One mandate from the STC is that Vne is lowered to 189 MPH from the
usual 210 MPH. There is no change in Va however. I'm wondering why the
reduction in Vne? If it is a load factor issue why isn't Va also
lowered?

--
Dale L. Falk

There is nothing - absolutely nothing - half so much worth doing
as simply messing around with airplanes.

http://home.gci.net/~sncdfalk/flying.html

Gerry Caron
August 26th 04, 01:16 AM
"Dale" > wrote in message
...
> I'm flying a pair of Cessna P206s that have the Wing X STOL extended
> wings.
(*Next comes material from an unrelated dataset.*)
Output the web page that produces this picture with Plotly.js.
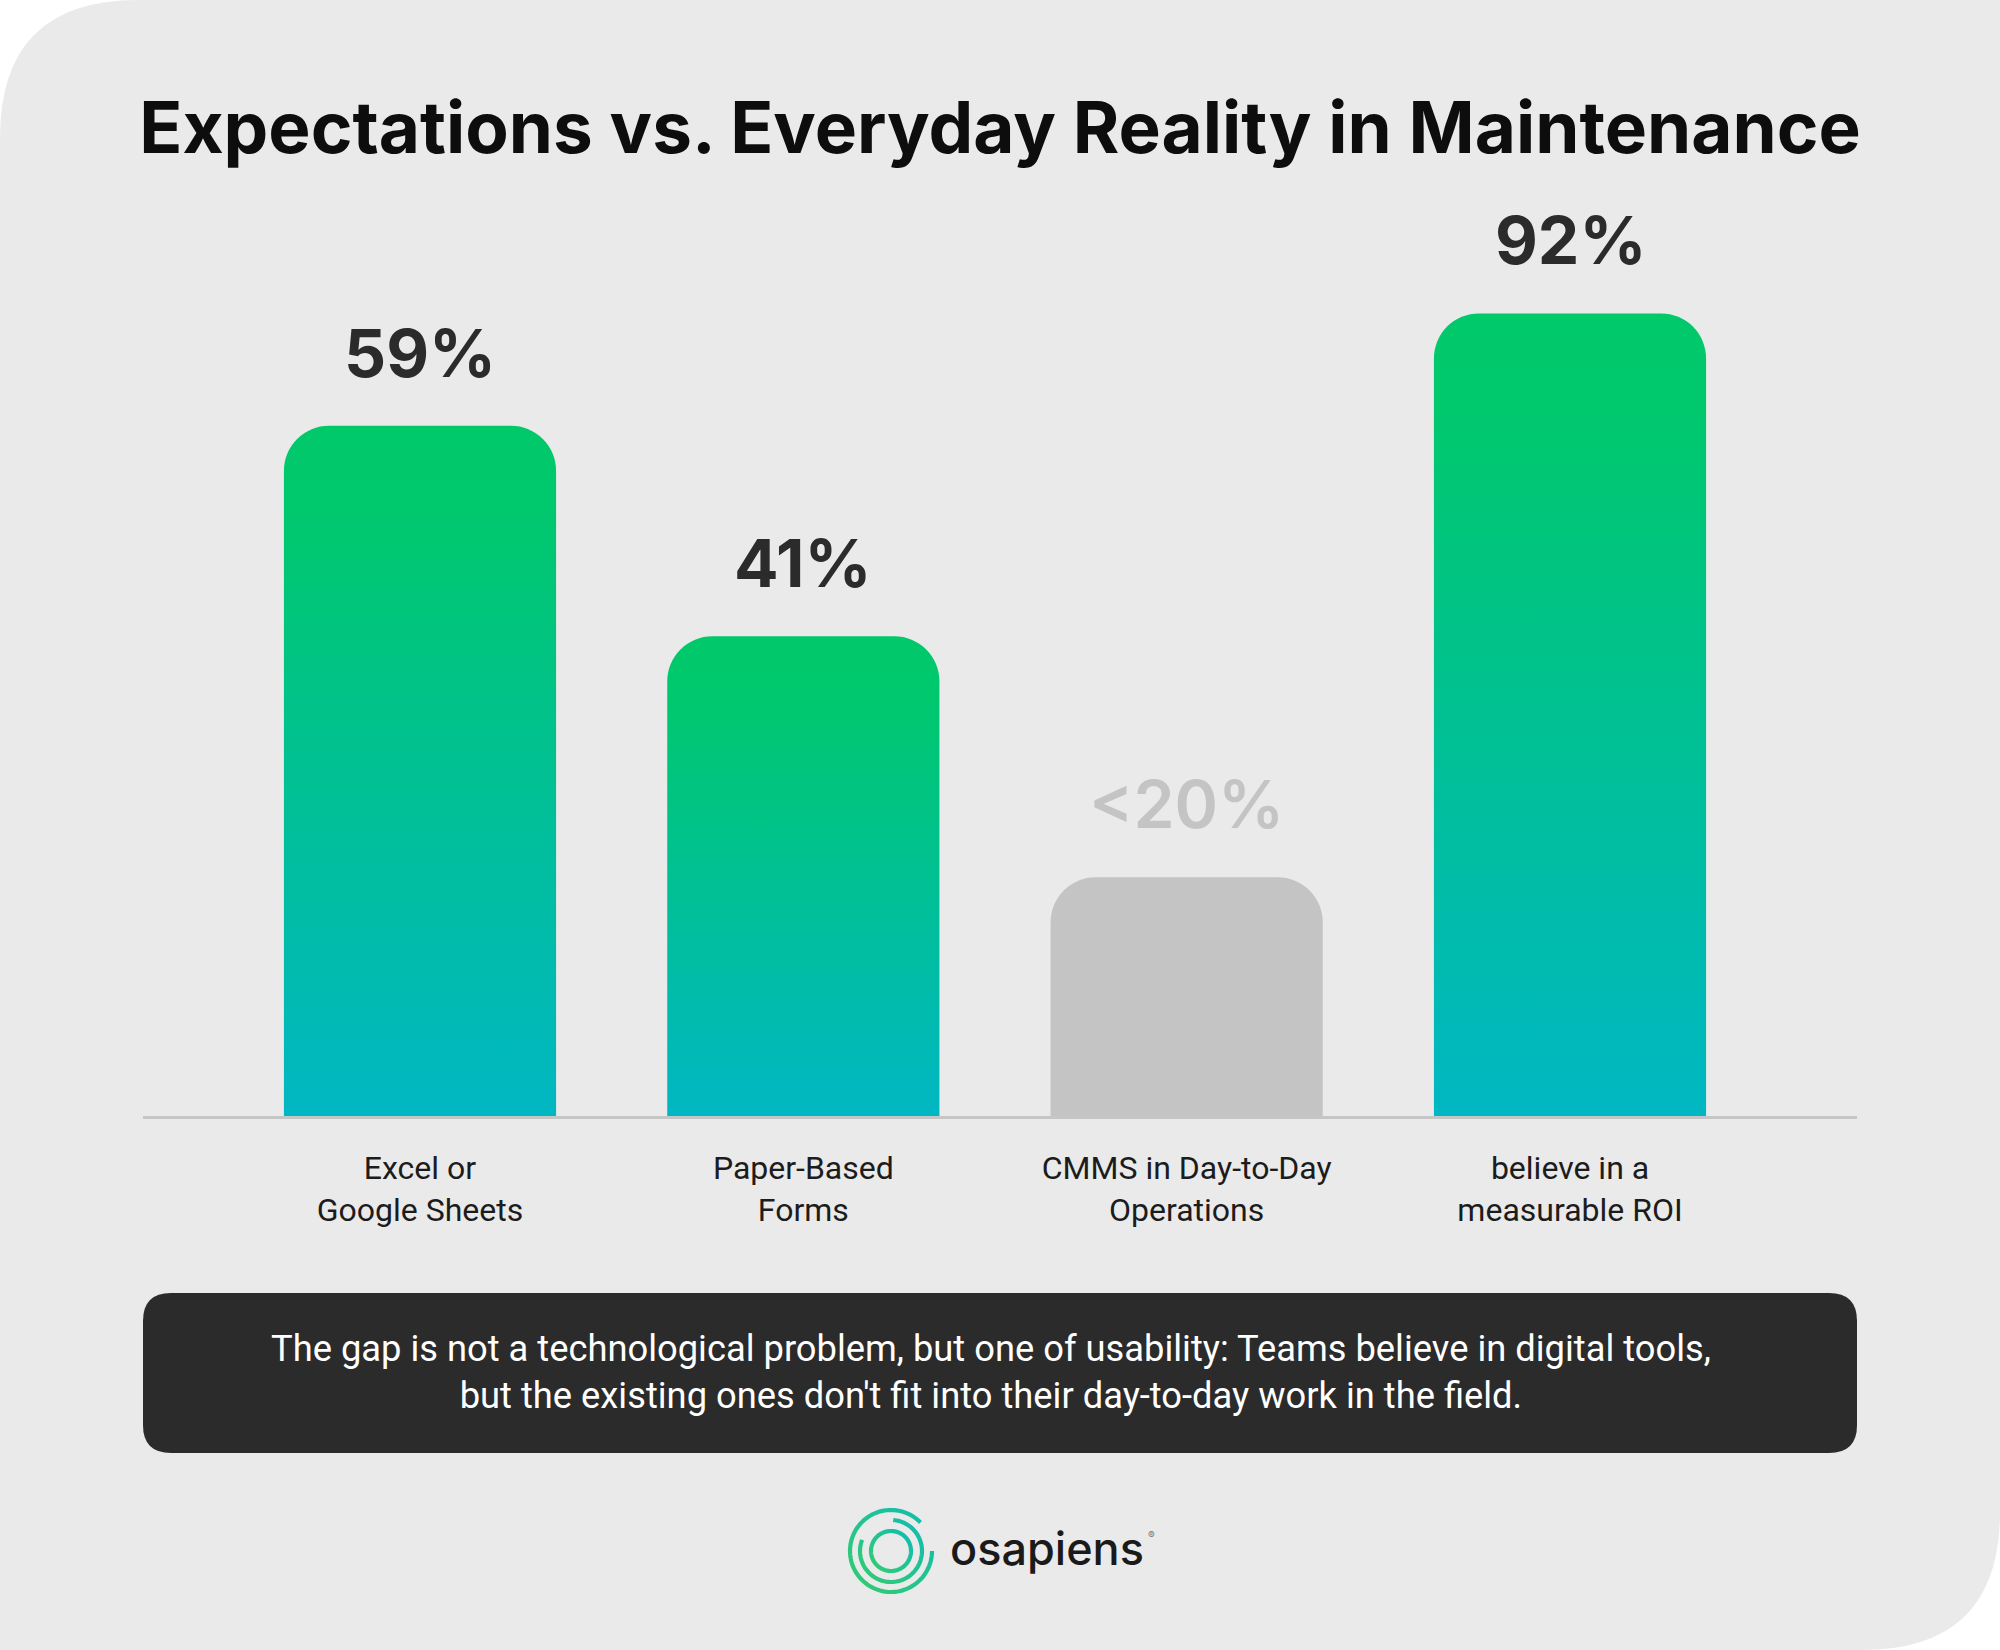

This mod adds about 18 inches to each wing at the tip. (And for
> anyone thinking of STOL mods I highly recommend these..they reduce
> takeoff roll 20-30%).
>
> One mandate from the STC is that Vne is lowered to 189 MPH from the
> usual 210 MPH. There is no change in Va however. I'm wondering why the
> reduction in Vne? If it is a load factor issue why isn't Va also
> lowered?
>

My guess is load factor is probably not the limiting factor, dynamic
pressure (Q) is. Above 189 mph, the sum of lift and drag is likely
approaching the structural limit of the extension. Whereas, at Va, the max
load factor can't generate enough Q to break the extensions.

Gerry

john smith
August 26th 04, 02:07 AM
Gerry Caron wrote:
> My guess is load factor is probably not the limiting factor, dynamic
> pressure (Q) is. Above 189 mph, the sum of lift and drag is likely
> approaching the structural limit of the extension. Whereas, at Va, the max
> load factor can't generate enough Q to break the extensions.

That is the way it was described in a paper I downloaded last week.